Чтобы пребывать в качестве образца православного благочестия, как «черное», так и «белое» духовенство обязано было избегать публичного нарушения сексуальных норм. Третьим императивом для Церкви являлось поддержание репутации и сбережение авторитета Церкви в глазах мирян. В этих целях иерархи вынуждены были вначале производить тщательный отбор кандидатов на рукоположение и для назначения на церковные должности, чтобы убедиться в их моральном уровне, о чем судили прежде всего по их сексуальному поведению. Во-вторых, иерархи проявляли готовность убирать провинившихся священников со своих постов, особенно когда прегрешения становились общественным достоянием. В-третьих, они пытались, пусть даже не всегда успешно, предотвращать распространение злостных слухов о неправильном поведении священнослужителей. И в-четвертых, они установили порядок, согласно которому провинившиеся церковнослужители находились под юрисдикцией исключительно церковных властей, но ни в коем случае не светских.
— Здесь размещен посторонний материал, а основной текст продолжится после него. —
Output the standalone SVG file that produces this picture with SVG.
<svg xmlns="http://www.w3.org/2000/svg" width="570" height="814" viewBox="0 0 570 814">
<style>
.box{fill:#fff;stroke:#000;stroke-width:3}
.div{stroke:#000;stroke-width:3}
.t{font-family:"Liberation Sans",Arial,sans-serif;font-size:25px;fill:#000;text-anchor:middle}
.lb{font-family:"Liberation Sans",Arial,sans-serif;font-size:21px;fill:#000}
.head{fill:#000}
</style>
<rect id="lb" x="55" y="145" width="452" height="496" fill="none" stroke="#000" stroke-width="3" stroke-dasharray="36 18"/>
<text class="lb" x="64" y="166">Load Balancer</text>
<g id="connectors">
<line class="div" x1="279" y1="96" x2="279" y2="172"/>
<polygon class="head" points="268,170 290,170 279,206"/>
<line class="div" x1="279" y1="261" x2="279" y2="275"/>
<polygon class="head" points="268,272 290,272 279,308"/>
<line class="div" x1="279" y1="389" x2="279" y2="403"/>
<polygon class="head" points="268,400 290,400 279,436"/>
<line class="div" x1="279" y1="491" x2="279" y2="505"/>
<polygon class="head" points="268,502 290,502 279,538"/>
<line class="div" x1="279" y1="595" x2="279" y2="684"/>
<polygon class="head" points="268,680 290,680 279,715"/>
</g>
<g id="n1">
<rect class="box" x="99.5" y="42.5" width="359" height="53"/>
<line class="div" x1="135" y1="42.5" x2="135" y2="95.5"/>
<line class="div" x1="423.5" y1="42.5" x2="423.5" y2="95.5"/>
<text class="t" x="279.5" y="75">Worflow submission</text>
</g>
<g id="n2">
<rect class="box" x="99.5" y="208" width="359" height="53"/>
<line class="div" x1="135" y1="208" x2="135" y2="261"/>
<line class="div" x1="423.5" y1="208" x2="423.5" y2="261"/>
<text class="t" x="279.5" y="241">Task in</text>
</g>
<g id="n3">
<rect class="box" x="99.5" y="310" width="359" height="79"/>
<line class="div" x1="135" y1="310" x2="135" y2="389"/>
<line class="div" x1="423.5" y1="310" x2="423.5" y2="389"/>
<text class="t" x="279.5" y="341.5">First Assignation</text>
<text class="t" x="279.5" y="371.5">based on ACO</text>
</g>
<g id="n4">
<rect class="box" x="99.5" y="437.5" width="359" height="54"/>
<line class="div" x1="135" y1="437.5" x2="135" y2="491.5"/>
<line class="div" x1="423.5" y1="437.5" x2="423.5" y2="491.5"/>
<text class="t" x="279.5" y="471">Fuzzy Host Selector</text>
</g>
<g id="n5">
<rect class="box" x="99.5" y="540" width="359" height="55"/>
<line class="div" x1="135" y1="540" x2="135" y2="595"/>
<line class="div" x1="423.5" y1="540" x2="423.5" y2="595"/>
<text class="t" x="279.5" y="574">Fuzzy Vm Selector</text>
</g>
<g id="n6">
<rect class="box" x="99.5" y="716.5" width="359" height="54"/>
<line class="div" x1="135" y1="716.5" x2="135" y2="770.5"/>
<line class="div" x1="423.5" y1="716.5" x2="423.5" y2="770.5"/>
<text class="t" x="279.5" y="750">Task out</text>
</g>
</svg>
Наконец, церковнослужители желали поддержать авторитет

иерархов внутри церковных учреждений. Чтобы обеспечить осуществление и этого императива, они предоставили епископам и настоятелям право судить своих подчиненных, как сочтут нужным, в рамках разнообразных традиций церковного права. Они также разработали процедуры удаления со своих постов епископов и настоятелей, виновных в неправильном поведении. Однако гораздо более важной целью этих процедур было поддержание престижа должности независимо от несоответствия ей согрешившего лица, а не осуждение недостойного за свои прегрешения. Часто именно светские власти вынуждены были, зачастую из политических соображений, вмешиваться и добиваться смещения иерархов за недостойное поведение.

Осуществление на практике норм сексуальной морали во всех средневековых славянских обществах опиралось на подготовленность и бдительность клира. Необходимым предварительным условием успешного выполнения данной роли было утверждение этих норм в рамках самой Церкви.